● **Your objective**
Emit the data below verbatim, stripping out any pictures.
◇ ◇ ◇ ◇ ◇
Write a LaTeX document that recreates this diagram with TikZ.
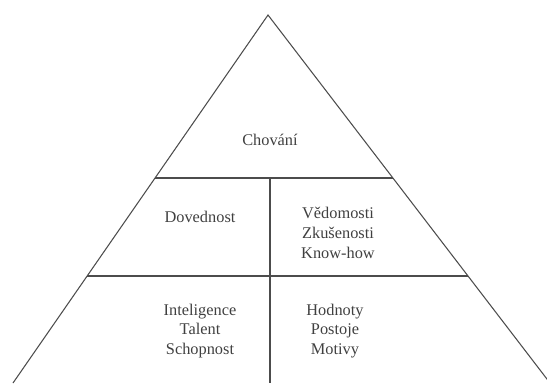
\documentclass[tikz,border=0pt]{standalone}
\usepackage{fontspec}
\newfontfamily\pyrfont{Liberation Serif}
\usetikzlibrary{calc}

\tikzset{
  edge/.style={line width=0.6pt, black!70},
  lbl/.style={text=black!75, align=center, font=\pyrfont\fontsize{9.3}{11.2}\selectfont}
}

\begin{document}
\begin{tikzpicture}[x=0.02cm, y=-0.02cm]

\useasboundingbox (0,0) rectangle (547,383);
\clip (0,0) rectangle (547,383);

% corners of the pyramid
\coordinate (top) at (268,15);
\coordinate (bl) at (13,383);
\coordinate (br) at (550,383);

\draw[edge] (bl) -- (top) -- (br);

% levels
\coordinate (l1) at ($(top)!163/368!(bl)$);
\coordinate (r1) at ($(top)!163/368!(br)$);
\coordinate (l2) at ($(top)!261/368!(bl)$);
\coordinate (r2) at ($(top)!261/368!(br)$);
\coordinate (mid1) at (270,178);
\coordinate (mid2) at (270,383);

\draw[edge] (l1) -- (r1);
\draw[edge] (l2) -- (r2);
\draw[edge] (mid1) -- (mid2);

\node[lbl] (chovani) at (270,140) {Chování};
\node[lbl] (dovednost) at (200,217) {Dovednost};
\node[lbl] (vedomosti) at (338,233) {Vědomosti\\Zkušenosti\\Know-how};
\node[lbl] (inteligence) at (200,331) {Inteligence\\Talent\\Schopnost};
\node[lbl] (hodnoty) at (335,331) {Hodnoty\\Postoje\\Motivy};

\end{tikzpicture}
\end{document}
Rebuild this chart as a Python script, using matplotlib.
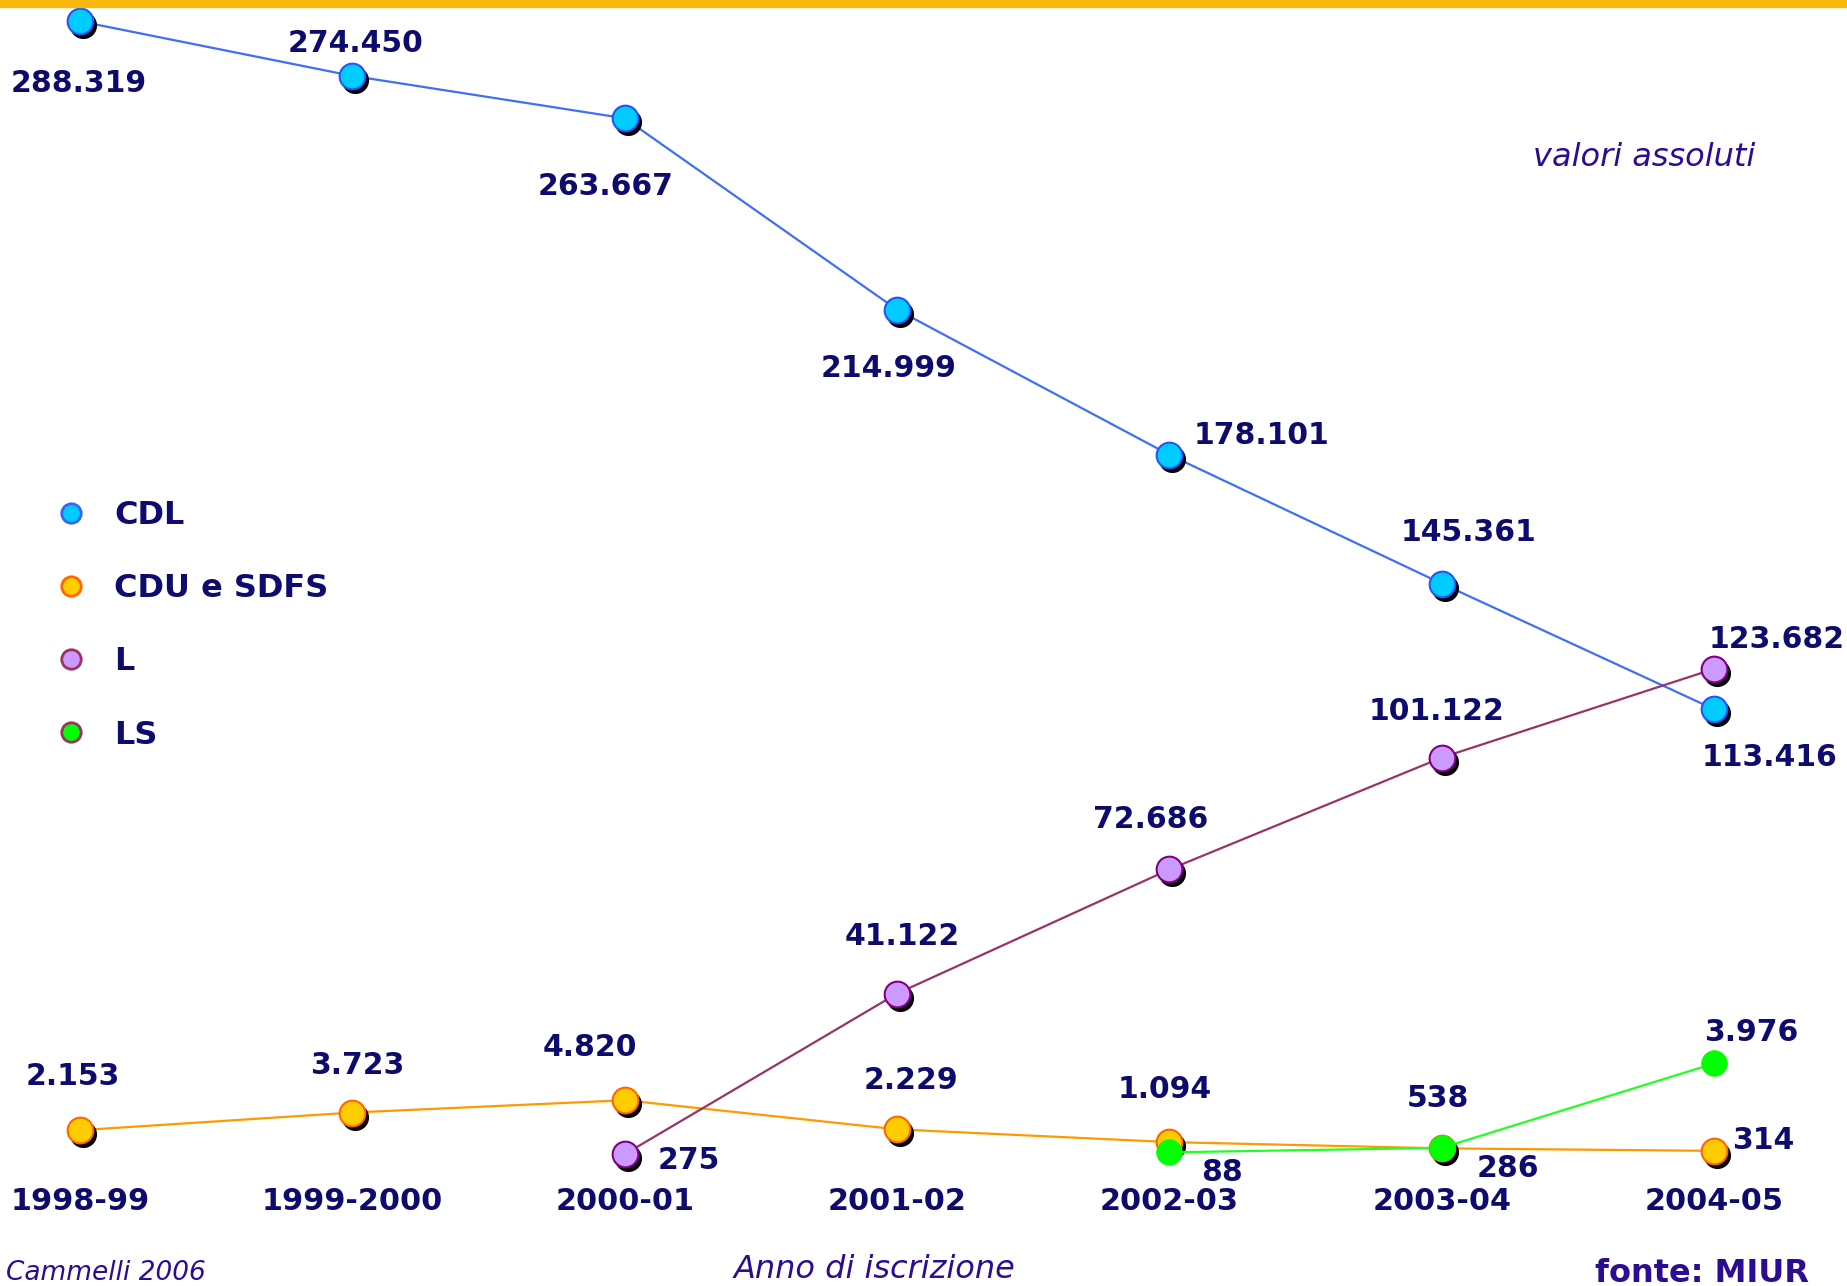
◇ ◇ ◇ ◇ ◇
● **Result below**
Write a LaTeX document that recreates this diagram with TikZ.
\documentclass[tikz,border=0pt]{standalone}
\usepackage{fontspec}
\newfontfamily\pyrfont{Liberation Serif}
\usetikzlibrary{calc}

\tikzset{
  edge/.style={line width=0.6pt, black!70},
  lbl/.style={text=black!75, align=center, font=\pyrfont\fontsize{9.3}{11.2}\selectfont}
}

\begin{document}
\begin{tikzpicture}[x=0.02cm, y=-0.02cm]

\useasboundingbox (0,0) rectangle (547,383);
\clip (0,0) rectangle (547,383);

% corners of the pyramid
\coordinate (top) at (268,15);
\coordinate (bl) at (13,383);
\coordinate (br) at (550,383);

\draw[edge] (bl) -- (top) -- (br);

% levels
\coordinate (l1) at ($(top)!163/368!(bl)$);
\coordinate (r1) at ($(top)!163/368!(br)$);
\coordinate (l2) at ($(top)!261/368!(bl)$);
\coordinate (r2) at ($(top)!261/368!(br)$);
\coordinate (mid1) at (270,178);
\coordinate (mid2) at (270,383);

\draw[edge] (l1) -- (r1);
\draw[edge] (l2) -- (r2);
\draw[edge] (mid1) -- (mid2);

\node[lbl] (chovani) at (270,140) {Chování};
\node[lbl] (dovednost) at (200,217) {Dovednost};
\node[lbl] (vedomosti) at (338,233) {Vědomosti\\Zkušenosti\\Know-how};
\node[lbl] (inteligence) at (200,331) {Inteligence\\Talent\\Schopnost};
\node[lbl] (hodnoty) at (335,331) {Hodnoty\\Postoje\\Motivy};

\end{tikzpicture}
\end{document}
Rebuild this chart as a Python script, using matplotlib.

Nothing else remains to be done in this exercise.